*WHAT IS REQUIRED:* Repeat the full listing below verbatim and keep the images out.

====

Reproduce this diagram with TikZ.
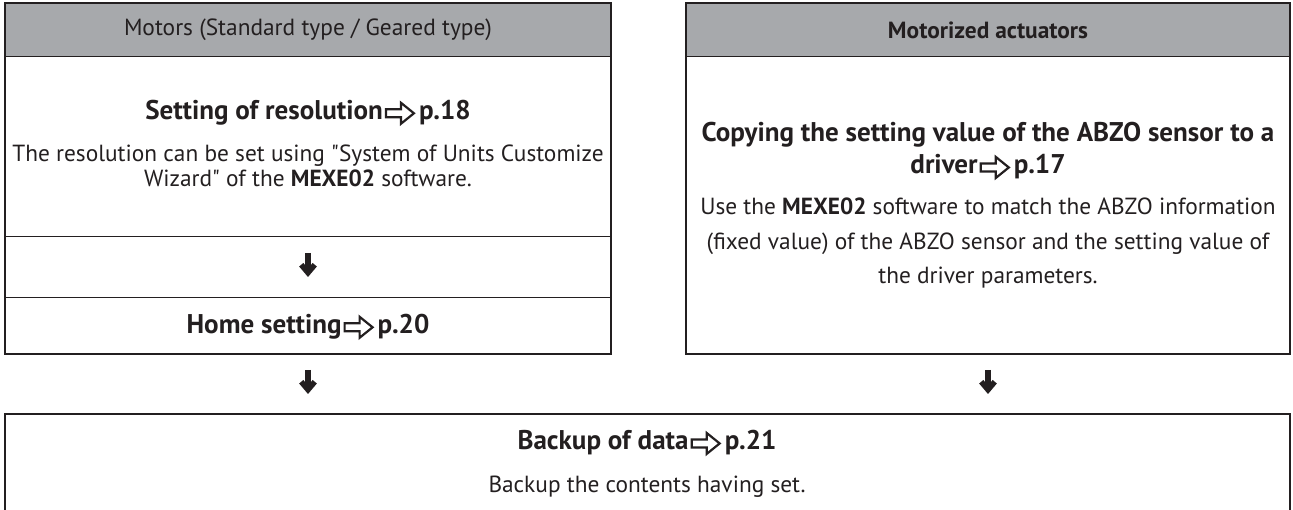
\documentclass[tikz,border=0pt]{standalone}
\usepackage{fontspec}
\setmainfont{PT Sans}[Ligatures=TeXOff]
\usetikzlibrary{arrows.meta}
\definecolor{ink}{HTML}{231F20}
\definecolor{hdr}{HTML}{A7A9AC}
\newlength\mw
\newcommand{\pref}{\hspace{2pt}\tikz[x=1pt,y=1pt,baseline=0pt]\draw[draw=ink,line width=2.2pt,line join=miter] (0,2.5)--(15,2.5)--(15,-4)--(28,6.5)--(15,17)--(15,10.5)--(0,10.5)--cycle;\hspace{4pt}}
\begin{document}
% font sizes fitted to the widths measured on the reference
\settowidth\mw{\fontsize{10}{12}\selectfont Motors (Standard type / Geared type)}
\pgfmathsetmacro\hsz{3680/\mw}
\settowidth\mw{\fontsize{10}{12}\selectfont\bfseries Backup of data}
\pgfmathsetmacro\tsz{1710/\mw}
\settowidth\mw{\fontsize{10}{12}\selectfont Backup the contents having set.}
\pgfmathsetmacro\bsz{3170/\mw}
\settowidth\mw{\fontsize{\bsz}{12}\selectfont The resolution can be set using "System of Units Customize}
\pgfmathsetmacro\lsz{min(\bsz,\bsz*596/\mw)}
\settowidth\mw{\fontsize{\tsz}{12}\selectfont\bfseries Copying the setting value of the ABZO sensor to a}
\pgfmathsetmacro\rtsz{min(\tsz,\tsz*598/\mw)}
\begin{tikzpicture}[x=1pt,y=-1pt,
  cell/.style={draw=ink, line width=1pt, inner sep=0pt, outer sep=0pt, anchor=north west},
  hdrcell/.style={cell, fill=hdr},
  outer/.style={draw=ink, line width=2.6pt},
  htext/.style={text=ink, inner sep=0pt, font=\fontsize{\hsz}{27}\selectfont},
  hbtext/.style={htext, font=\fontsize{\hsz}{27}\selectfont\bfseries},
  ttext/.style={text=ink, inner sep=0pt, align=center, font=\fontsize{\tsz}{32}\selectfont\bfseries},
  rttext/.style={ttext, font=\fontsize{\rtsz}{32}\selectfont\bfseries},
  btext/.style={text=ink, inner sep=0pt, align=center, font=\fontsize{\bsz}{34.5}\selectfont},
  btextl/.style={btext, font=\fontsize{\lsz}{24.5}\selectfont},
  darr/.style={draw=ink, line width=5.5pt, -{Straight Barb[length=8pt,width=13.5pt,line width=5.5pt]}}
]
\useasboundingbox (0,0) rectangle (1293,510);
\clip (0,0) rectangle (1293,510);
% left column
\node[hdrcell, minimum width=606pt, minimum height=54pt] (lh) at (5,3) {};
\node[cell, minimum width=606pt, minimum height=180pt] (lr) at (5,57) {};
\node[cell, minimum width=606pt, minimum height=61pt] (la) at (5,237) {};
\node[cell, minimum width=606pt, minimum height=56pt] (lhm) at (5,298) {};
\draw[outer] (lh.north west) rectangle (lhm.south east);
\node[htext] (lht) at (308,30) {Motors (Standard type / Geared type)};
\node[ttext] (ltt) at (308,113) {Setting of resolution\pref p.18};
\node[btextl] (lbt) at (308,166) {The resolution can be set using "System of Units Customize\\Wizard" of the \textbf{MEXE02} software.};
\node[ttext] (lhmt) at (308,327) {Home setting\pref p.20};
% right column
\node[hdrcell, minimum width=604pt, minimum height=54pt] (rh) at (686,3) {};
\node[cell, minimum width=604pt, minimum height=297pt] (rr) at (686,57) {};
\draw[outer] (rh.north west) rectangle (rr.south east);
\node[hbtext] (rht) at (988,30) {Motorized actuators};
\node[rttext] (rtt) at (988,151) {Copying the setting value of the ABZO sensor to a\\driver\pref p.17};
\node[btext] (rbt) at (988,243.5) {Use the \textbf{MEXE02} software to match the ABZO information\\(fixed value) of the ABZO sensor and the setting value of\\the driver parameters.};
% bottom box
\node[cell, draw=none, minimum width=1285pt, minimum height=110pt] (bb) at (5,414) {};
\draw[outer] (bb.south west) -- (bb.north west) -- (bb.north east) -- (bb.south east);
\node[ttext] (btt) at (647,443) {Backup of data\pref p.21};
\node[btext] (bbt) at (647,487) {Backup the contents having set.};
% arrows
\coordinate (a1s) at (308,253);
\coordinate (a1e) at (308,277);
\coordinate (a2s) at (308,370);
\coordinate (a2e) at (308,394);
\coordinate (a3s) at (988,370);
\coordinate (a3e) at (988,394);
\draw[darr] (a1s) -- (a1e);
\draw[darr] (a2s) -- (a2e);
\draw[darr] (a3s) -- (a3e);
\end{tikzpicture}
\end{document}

====

*EXPECTED ANSWER:*
Reproduce this diagram with TikZ.
\documentclass[tikz,border=0pt]{standalone}
\usepackage{fontspec}
\setmainfont{PT Sans}[Ligatures=TeXOff]
\usetikzlibrary{arrows.meta}
\definecolor{ink}{HTML}{231F20}
\definecolor{hdr}{HTML}{A7A9AC}
\newlength\mw
\newcommand{\pref}{\hspace{2pt}\tikz[x=1pt,y=1pt,baseline=0pt]\draw[draw=ink,line width=2.2pt,line join=miter] (0,2.5)--(15,2.5)--(15,-4)--(28,6.5)--(15,17)--(15,10.5)--(0,10.5)--cycle;\hspace{4pt}}
\begin{document}
% font sizes fitted to the widths measured on the reference
\settowidth\mw{\fontsize{10}{12}\selectfont Motors (Standard type / Geared type)}
\pgfmathsetmacro\hsz{3680/\mw}
\settowidth\mw{\fontsize{10}{12}\selectfont\bfseries Backup of data}
\pgfmathsetmacro\tsz{1710/\mw}
\settowidth\mw{\fontsize{10}{12}\selectfont Backup the contents having set.}
\pgfmathsetmacro\bsz{3170/\mw}
\settowidth\mw{\fontsize{\bsz}{12}\selectfont The resolution can be set using "System of Units Customize}
\pgfmathsetmacro\lsz{min(\bsz,\bsz*596/\mw)}
\settowidth\mw{\fontsize{\tsz}{12}\selectfont\bfseries Copying the setting value of the ABZO sensor to a}
\pgfmathsetmacro\rtsz{min(\tsz,\tsz*598/\mw)}
\begin{tikzpicture}[x=1pt,y=-1pt,
  cell/.style={draw=ink, line width=1pt, inner sep=0pt, outer sep=0pt, anchor=north west},
  hdrcell/.style={cell, fill=hdr},
  outer/.style={draw=ink, line width=2.6pt},
  htext/.style={text=ink, inner sep=0pt, font=\fontsize{\hsz}{27}\selectfont},
  hbtext/.style={htext, font=\fontsize{\hsz}{27}\selectfont\bfseries},
  ttext/.style={text=ink, inner sep=0pt, align=center, font=\fontsize{\tsz}{32}\selectfont\bfseries},
  rttext/.style={ttext, font=\fontsize{\rtsz}{32}\selectfont\bfseries},
  btext/.style={text=ink, inner sep=0pt, align=center, font=\fontsize{\bsz}{34.5}\selectfont},
  btextl/.style={btext, font=\fontsize{\lsz}{24.5}\selectfont},
  darr/.style={draw=ink, line width=5.5pt, -{Straight Barb[length=8pt,width=13.5pt,line width=5.5pt]}}
]
\useasboundingbox (0,0) rectangle (1293,510);
\clip (0,0) rectangle (1293,510);
% left column
\node[hdrcell, minimum width=606pt, minimum height=54pt] (lh) at (5,3) {};
\node[cell, minimum width=606pt, minimum height=180pt] (lr) at (5,57) {};
\node[cell, minimum width=606pt, minimum height=61pt] (la) at (5,237) {};
\node[cell, minimum width=606pt, minimum height=56pt] (lhm) at (5,298) {};
\draw[outer] (lh.north west) rectangle (lhm.south east);
\node[htext] (lht) at (308,30) {Motors (Standard type / Geared type)};
\node[ttext] (ltt) at (308,113) {Setting of resolution\pref p.18};
\node[btextl] (lbt) at (308,166) {The resolution can be set using "System of Units Customize\\Wizard" of the \textbf{MEXE02} software.};
\node[ttext] (lhmt) at (308,327) {Home setting\pref p.20};
% right column
\node[hdrcell, minimum width=604pt, minimum height=54pt] (rh) at (686,3) {};
\node[cell, minimum width=604pt, minimum height=297pt] (rr) at (686,57) {};
\draw[outer] (rh.north west) rectangle (rr.south east);
\node[hbtext] (rht) at (988,30) {Motorized actuators};
\node[rttext] (rtt) at (988,151) {Copying the setting value of the ABZO sensor to a\\driver\pref p.17};
\node[btext] (rbt) at (988,243.5) {Use the \textbf{MEXE02} software to match the ABZO information\\(fixed value) of the ABZO sensor and the setting value of\\the driver parameters.};
% bottom box
\node[cell, draw=none, minimum width=1285pt, minimum height=110pt] (bb) at (5,414) {};
\draw[outer] (bb.south west) -- (bb.north west) -- (bb.north east) -- (bb.south east);
\node[ttext] (btt) at (647,443) {Backup of data\pref p.21};
\node[btext] (bbt) at (647,487) {Backup the contents having set.};
% arrows
\coordinate (a1s) at (308,253);
\coordinate (a1e) at (308,277);
\coordinate (a2s) at (308,370);
\coordinate (a2e) at (308,394);
\coordinate (a3s) at (988,370);
\coordinate (a3e) at (988,394);
\draw[darr] (a1s) -- (a1e);
\draw[darr] (a2s) -- (a2e);
\draw[darr] (a3s) -- (a3e);
\end{tikzpicture}
\end{document}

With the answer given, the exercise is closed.